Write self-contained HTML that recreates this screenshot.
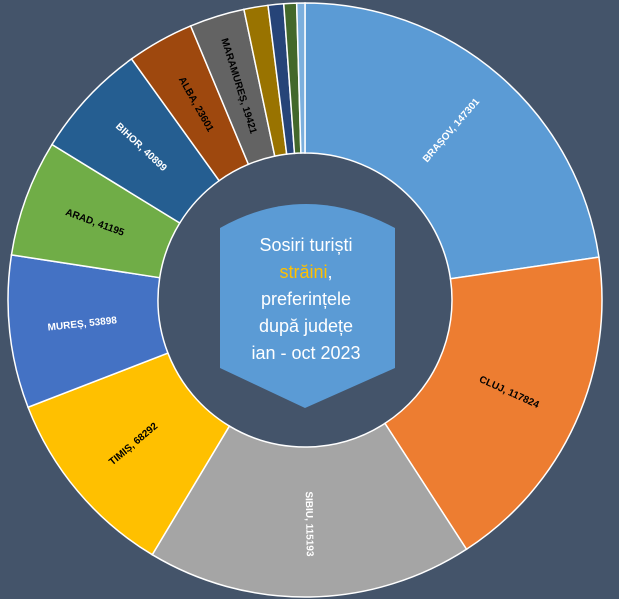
<!DOCTYPE html>
<html><head><meta charset="utf-8"><style>
html,body{margin:0;padding:0;background:#44546a;}
svg{display:block;font-family:"Liberation Sans",sans-serif;}
</style></head><body>
<svg id="c" width="619" height="599" viewBox="0 0 619 599">
<rect width="619" height="599" fill="#44546a"/>
<g id="slices"></g>
<g id="labels"></g>
<path d="M220,228 Q305,180 395,228 L395,368 L305,408 L220,368 Z" fill="#5b9bd5"/>
<g font-family="Liberation Sans, sans-serif" font-size="18" fill="#ffffff" text-anchor="middle">
<text x="306" y="251">Sosiri turiști</text>
<text x="306" y="278"><tspan fill="#ffc000">străini</tspan>,</text>
<text x="306" y="305">preferințele</text>
<text x="306" y="332">după județe</text>
<text x="306" y="359">ian - oct 2023</text>
</g>
</svg>
<script>
const categories=["BRAȘOV","CLUJ","SIBIU","TIMIȘ","MUREȘ","ARAD","BIHOR","ALBA","MARAMUREȘ","ALTELE1","ALTELE2","ALTELE3","ALTELE4"];
const values=[147301,117824,115193,68292,53898,41195,40899,23601,19421,8500,5500,4500,2900];
const showLabel=[true,true,true,true,true,true,true,true,true,false,false,false,false];
const colors=["#5b9bd5","#ed7d31","#a5a5a5","#ffc000","#4472c4","#70ad47","#255e91","#9e480e","#636363","#997300","#264478","#43682b","#7cafdd"];
const textColors=["#fff","#000","#fff","#000","#fff","#000","#fff","#000","#000","#fff","#fff","#fff","#fff"];
const cx=305,cy=300,R=297,r0=147;
const NS="http://www.w3.org/2000/svg";
const total=values.reduce((a,b)=>a+b,0);
function pt(a,rad){return [cx+rad*Math.sin(a),cy-rad*Math.cos(a)];}
let acc=0;
const gs=document.getElementById('slices'),gl=document.getElementById('labels');
values.forEach((v,i)=>{
  const a0=acc/total*2*Math.PI; acc+=v; const a1=acc/total*2*Math.PI;
  const large=(a1-a0)>Math.PI?1:0;
  const p1=pt(a0,R),p2=pt(a1,R),p3=pt(a1,r0),p4=pt(a0,r0);
  const p=document.createElementNS(NS,'path');
  p.setAttribute('d',`M${p1} A${R},${R} 0 ${large} 1 ${p2} L${p3} A${r0},${r0} 0 ${large} 0 ${p4} Z`);
  p.setAttribute('fill',colors[i]);p.setAttribute('stroke','#fff');p.setAttribute('stroke-width','1.5');
  
  
  gs.appendChild(p);
  if(showLabel[i]){
    const am=(a0+a1)/2; const [lx,ly]=pt(am,224);
    let rot=am*180/Math.PI-90; if(am>Math.PI) rot-=180;
    const t=document.createElementNS(NS,'text');
    t.setAttribute('x',lx);t.setAttribute('y',ly);
    t.setAttribute('transform',`rotate(${rot} ${lx} ${ly})`);
    t.setAttribute('text-anchor','middle');t.setAttribute('dominant-baseline','middle');
    t.setAttribute('font-size','10');t.setAttribute('font-weight','bold');
    t.setAttribute('fill',textColors[i]);
    t.textContent=categories[i]+', '+values[i];
    
    
    gl.appendChild(t);
  }
});
</script>
</body></html>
^^^^
Are you able to set down all the lines above exactly, without any pictures?

**TASK OUTPUT:**
Write self-contained HTML that recreates this screenshot.
<!DOCTYPE html>
<html><head><meta charset="utf-8"><style>
html,body{margin:0;padding:0;background:#44546a;}
svg{display:block;font-family:"Liberation Sans",sans-serif;}
</style></head><body>
<svg id="c" width="619" height="599" viewBox="0 0 619 599">
<rect width="619" height="599" fill="#44546a"/>
<g id="slices"></g>
<g id="labels"></g>
<path d="M220,228 Q305,180 395,228 L395,368 L305,408 L220,368 Z" fill="#5b9bd5"/>
<g font-family="Liberation Sans, sans-serif" font-size="18" fill="#ffffff" text-anchor="middle">
<text x="306" y="251">Sosiri turiști</text>
<text x="306" y="278"><tspan fill="#ffc000">străini</tspan>,</text>
<text x="306" y="305">preferințele</text>
<text x="306" y="332">după județe</text>
<text x="306" y="359">ian - oct 2023</text>
</g>
</svg>
<script>
const categories=["BRAȘOV","CLUJ","SIBIU","TIMIȘ","MUREȘ","ARAD","BIHOR","ALBA","MARAMUREȘ","ALTELE1","ALTELE2","ALTELE3","ALTELE4"];
const values=[147301,117824,115193,68292,53898,41195,40899,23601,19421,8500,5500,4500,2900];
const showLabel=[true,true,true,true,true,true,true,true,true,false,false,false,false];
const colors=["#5b9bd5","#ed7d31","#a5a5a5","#ffc000","#4472c4","#70ad47","#255e91","#9e480e","#636363","#997300","#264478","#43682b","#7cafdd"];
const textColors=["#fff","#000","#fff","#000","#fff","#000","#fff","#000","#000","#fff","#fff","#fff","#fff"];
const cx=305,cy=300,R=297,r0=147;
const NS="http://www.w3.org/2000/svg";
const total=values.reduce((a,b)=>a+b,0);
function pt(a,rad){return [cx+rad*Math.sin(a),cy-rad*Math.cos(a)];}
let acc=0;
const gs=document.getElementById('slices'),gl=document.getElementById('labels');
values.forEach((v,i)=>{
  const a0=acc/total*2*Math.PI; acc+=v; const a1=acc/total*2*Math.PI;
  const large=(a1-a0)>Math.PI?1:0;
  const p1=pt(a0,R),p2=pt(a1,R),p3=pt(a1,r0),p4=pt(a0,r0);
  const p=document.createElementNS(NS,'path');
  p.setAttribute('d',`M${p1} A${R},${R} 0 ${large} 1 ${p2} L${p3} A${r0},${r0} 0 ${large} 0 ${p4} Z`);
  p.setAttribute('fill',colors[i]);p.setAttribute('stroke','#fff');p.setAttribute('stroke-width','1.5');
  
  
  gs.appendChild(p);
  if(showLabel[i]){
    const am=(a0+a1)/2; const [lx,ly]=pt(am,224);
    let rot=am*180/Math.PI-90; if(am>Math.PI) rot-=180;
    const t=document.createElementNS(NS,'text');
    t.setAttribute('x',lx);t.setAttribute('y',ly);
    t.setAttribute('transform',`rotate(${rot} ${lx} ${ly})`);
    t.setAttribute('text-anchor','middle');t.setAttribute('dominant-baseline','middle');
    t.setAttribute('font-size','10');t.setAttribute('font-weight','bold');
    t.setAttribute('fill',textColors[i]);
    t.textContent=categories[i]+', '+values[i];
    
    
    gl.appendChild(t);
  }
});
</script>
</body></html>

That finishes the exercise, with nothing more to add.